BabyVision:超越语言的视觉推理
BabyVision: Visual Reasoning Beyond Language
January 10, 2026
作者: Liang Chen, Weichu Xie, Yiyan Liang, Hongfeng He, Hans Zhao, Zhibo Yang, Zhiqi Huang, Haoning Wu, Haoyu Lu, Y. charles, Yiping Bao, Yuantao Fan, Guopeng Li, Haiyang Shen, Xuanzhong Chen, Wendong Xu, Shuzheng Si, Zefan Cai, Wenhao Chai, Ziqi Huang, Fangfu Liu, Tianyu Liu, Baobao Chang, Xiaobo Hu, Kaiyuan Chen, Yixin Ren, Yang Liu, Yuan Gong, Kuan Li
cs.AI
摘要
人类在掌握语言之前便已发展出核心视觉能力,而当代多模态大语言模型(MLLMs)仍严重依赖语言先验来弥补其脆弱的视觉理解能力。
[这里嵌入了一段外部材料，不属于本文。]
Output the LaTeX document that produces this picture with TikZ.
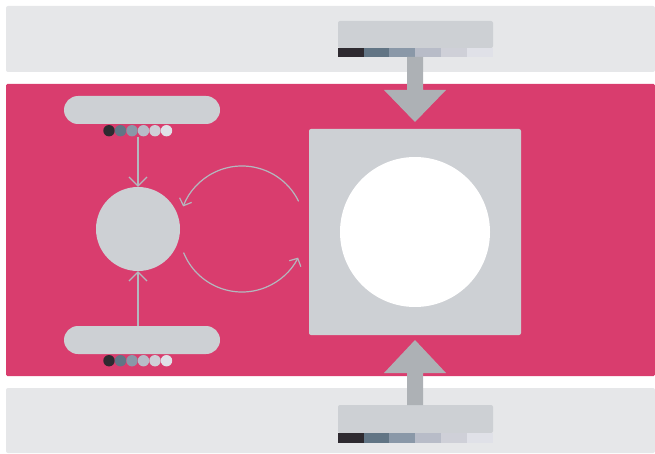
\documentclass[tikz,border=0pt]{standalone}
\usetikzlibrary{arrows.meta}
\definecolor{pinkbg}{RGB}{217,61,110}
\definecolor{bandgray}{RGB}{230,231,233}
\definecolor{boxgray}{RGB}{205,208,212}
\definecolor{arrgray}{RGB}{173,177,181}
\definecolor{linegray}{RGB}{180,184,190}
\definecolor{cA}{RGB}{46,42,48}
\definecolor{cB}{RGB}{98,117,133}
\definecolor{cC}{RGB}{138,152,168}
\definecolor{cD}{RGB}{184,188,200}
\definecolor{cE}{RGB}{207,208,216}
\definecolor{cF}{RGB}{224,225,232}
\tikzset{
  band/.style={fill=bandgray, draw=none, rounded corners=2pt},
  pill/.style={fill=boxgray, draw=none, rounded corners=14pt},
  thinarrow/.style={draw=linegray, line width=1.2pt, -{Straight Barb[length=9pt,width=18pt,line width=1.2pt]}},
  cyclearrow/.style={draw=linegray, line width=1.2pt, -{Straight Barb[length=6pt,width=13pt,line width=1.2pt]}},
  bigarrow/.style={fill=arrgray, draw=none},
  dot/.style={circle, inner sep=0pt, minimum size=11.4pt, draw=none}
}
\begin{document}
\begin{tikzpicture}[x=1pt,y=1pt]
\useasboundingbox (0,0) rectangle (655,453);
% bands
\fill[band] (6,381) rectangle (655,447);
\fill[pinkbg, rounded corners=1.5pt] (6,77) rectangle (655,369);
\fill[band] (6,0) rectangle (655,65);
% top source box
\fill[boxgray, rounded corners=2pt] (338,405) rectangle (493,432);
\fill[cA] (338,395.5) rectangle (364,405);
\fill[cB] (364,395.5) rectangle (389,405);
\fill[cC] (389,395.5) rectangle (415,405);
\fill[cD] (415,395.5) rectangle (441,405);
\fill[cE] (441,395.5) rectangle (467,405);
\fill[cF] (467,395.5) rectangle (493,405);
\node[inner sep=0pt, minimum width=155pt, minimum height=37pt] (topbox) at (415.5,413.5) {};
% bottom source box
\fill[boxgray, rounded corners=2pt] (338,20) rectangle (493,48);
\fill[cA] (338,10) rectangle (364,20);
\fill[cB] (364,10) rectangle (389,20);
\fill[cC] (389,10) rectangle (415,20);
\fill[cD] (415,10) rectangle (441,20);
\fill[cE] (441,10) rectangle (467,20);
\fill[cF] (467,10) rectangle (493,20);
\node[inner sep=0pt, minimum width=155pt, minimum height=38pt] (botbox) at (415.5,29) {};
% big square with white circle
\node[fill=boxgray, rounded corners=2pt, minimum width=212pt, minimum height=206pt, inner sep=0pt] (sq) at (415,221) {};
\node[circle, fill=white, minimum size=150pt, inner sep=0pt] (wc) at (415,221) {};
% big arrows
\fill[bigarrow] (407,396) -- (423,396) -- (423,363) -- (446,363) -- (415,331) -- (384,363) -- (407,363) -- cycle;
\fill[bigarrow] (407,48) -- (423,48) -- (423,80) -- (446,80) -- (415,113) -- (384,80) -- (407,80) -- cycle;
% pills
\node[pill, minimum width=156pt, minimum height=28pt, inner sep=0pt] (ptop) at (142,343) {};
\node[pill, minimum width=156pt, minimum height=28pt, inner sep=0pt] (pbot) at (142,113) {};
% dots top
\node[dot, fill=cA] (ta) at (109,322.3) {};
\node[dot, fill=cB] (tb) at (120.5,322.3) {};
\node[dot, fill=cC] (tc) at (132,322.3) {};
\node[dot, fill=cD] (td) at (143.5,322.3) {};
\node[dot, fill=cE] (te) at (155,322.3) {};
\node[dot, fill=cF] (tf) at (166.5,322.3) {};
% dots bottom
\node[dot, fill=cA] (ba) at (109,92.3) {};
\node[dot, fill=cB] (bb) at (120.5,92.3) {};
\node[dot, fill=cC] (bc) at (132,92.3) {};
\node[dot, fill=cD] (bd) at (143.5,92.3) {};
\node[dot, fill=cE] (be) at (155,92.3) {};
\node[dot, fill=cF] (bf) at (166.5,92.3) {};
% small circle
\node[circle, fill=boxgray, minimum size=84pt, inner sep=0pt] (sc) at (138,224) {};
% thin arrows
\coordinate (tstart) at (138,316);
\coordinate (bstart) at (138,127);
\draw[thinarrow] (tstart) -- (sc.north);
\draw[thinarrow] (bstart) -- (sc.south);
% cycle arrows
\coordinate (cc) at (242,224);
\draw[cyclearrow] ([shift={(26:63pt)}]cc) arc[start angle=26, end angle=159, radius=63pt];
\draw[cyclearrow] ([shift={(202:63pt)}]cc) arc[start angle=202, end angle=333, radius=63pt];
\end{tikzpicture}
\end{document}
我们发现一个重要事实:最先进的MLLMs在人类(甚至三岁幼童)能轻松解决的基础视觉任务上持续失败。为系统探究这一差距,我们推出BabyVision基准测试,旨在评估MLLMs独立于语言知识的核心视觉能力。该基准涵盖四大关键类别下的22个子类共388项任务,实证结果与人类评估表明,主流MLLMs表现显著低于人类基线——Gemini3-Pro-Preview得分49.7,落后于六岁儿童水平,与成人94.1的平均分差距悬殊。这些结果揭示:尽管当前MLLMs在知识密集型评估中表现优异,其仍缺乏基础视觉原语能力。BabyVision的进展标志着向人类水平视觉感知与推理能力迈出的一步。我们还通过提出BabyVision-Gen与自动评估工具包探索生成模型解决视觉推理的路径。代码与基准数据已发布于https://github.com/UniPat-AI/BabyVision 以供复现。
English
While humans develop core visual skills long before acquiring language, contemporary Multimodal LLMs (MLLMs) still rely heavily on linguistic priors to compensate for their fragile visual understanding. We uncovered a crucial fact: state-of-the-art MLLMs consistently fail on basic visual tasks that humans, even 3-year-olds, can solve effortlessly. To systematically investigate this gap, we introduce BabyVision, a benchmark designed to assess core visual abilities independent of linguistic knowledge for MLLMs. BabyVision spans a wide range of tasks, with 388 items divided into 22 subclasses across four key categories. Empirical results and human evaluation reveal that leading MLLMs perform significantly below human baselines. Gemini3-Pro-Preview scores 49.7, lagging behind 6-year-old humans and falling well behind the average adult score of 94.1. These results show despite excelling in knowledge-heavy evaluations, current MLLMs still lack fundamental visual primitives. Progress in BabyVision represents a step toward human-level visual perception and reasoning capabilities. We also explore solving visual reasoning with generation models by proposing BabyVision-Gen and automatic evaluation toolkit. Our code and benchmark data are released at https://github.com/UniPat-AI/BabyVision for reproduction.